The Power Rule is a fundamental tool in calculus for finding the derivative of polynomial functions. It states that if you have a function of the form \(f(x) = ax^n\), where \(a\) is a constant and \(n\) is a real number, then the derivative of this function, denoted as \(f'(x)\), can be found using the formula:

• \(f'(x) = n \cdot ax^{n-1}\)

This means you multiply the coefficient \(a\) by the exponent \(n\), then decrease the exponent by 1.
For example, applying the Power Rule to \(x^5\) results in \(5x^4\), and applying it to \(-3x^4\) gives \(-12x^3\). This simplifies the process of differentiation, allowing us to find derivatives of polynomial terms efficiently.
In the exercise, each derivative step applies this rule to each term of the polynomial expression, moving from the first derivative to the third.

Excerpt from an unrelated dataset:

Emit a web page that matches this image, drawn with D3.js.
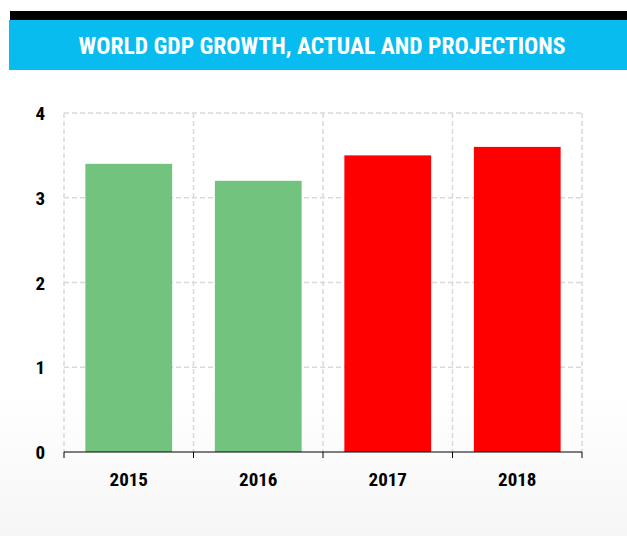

Differentiation is the process of finding a derivative. Derivatives represent the rate of change of a function as its input changes. For any polynomial, differentiation can be systematically performed using rules like the Power Rule.
The exercise asks us to find the third derivative of a polynomial function. To achieve this, we start with the original function, take its derivative to get the first derivative, differentiate again for the second, and one more time for the third.

• Start with the function \(f(x) = x^5 - 3x^4\).
• Apply differentiation to each term for the first derivative: \(f'(x) = 5x^4 - 12x^3\).
• Differentiate again: the second derivative \(f''(x) = 20x^3 - 36x^2\).
• Finally, differentiate to get the third derivative: \(f'''(x) = 60x^2 - 72x\).

Observing the simplification at each step helps in understanding how derivatives provide a simpler form representing the rate of change at each degree.

Calculus is a branch of mathematics that studies continuous change and is broadly divided into two areas: differentiation and integration. Differentiation focuses on how functions change, using derivatives to provide precise measures of change.
This exercise falls under the realm of calculus by dealing with derivatives. By applying the Power Rule repeatedly, we explore how the function \(f(x) = x^5 - 3x^4\) evolves through multiple levels of differentiation.

• The first derivative gives the slope of the tangent line to the curve at any point.
• The second derivative provides insights on concavity, indicating whether the curve is bending upwards or downwards.
• The third derivative offers a deeper layer, sometimes related to acceleration in physical models.

These derivatives are valuable in multiple fields, from physics to economics, helping to solve complex real-world problems by modeling changes succinctly.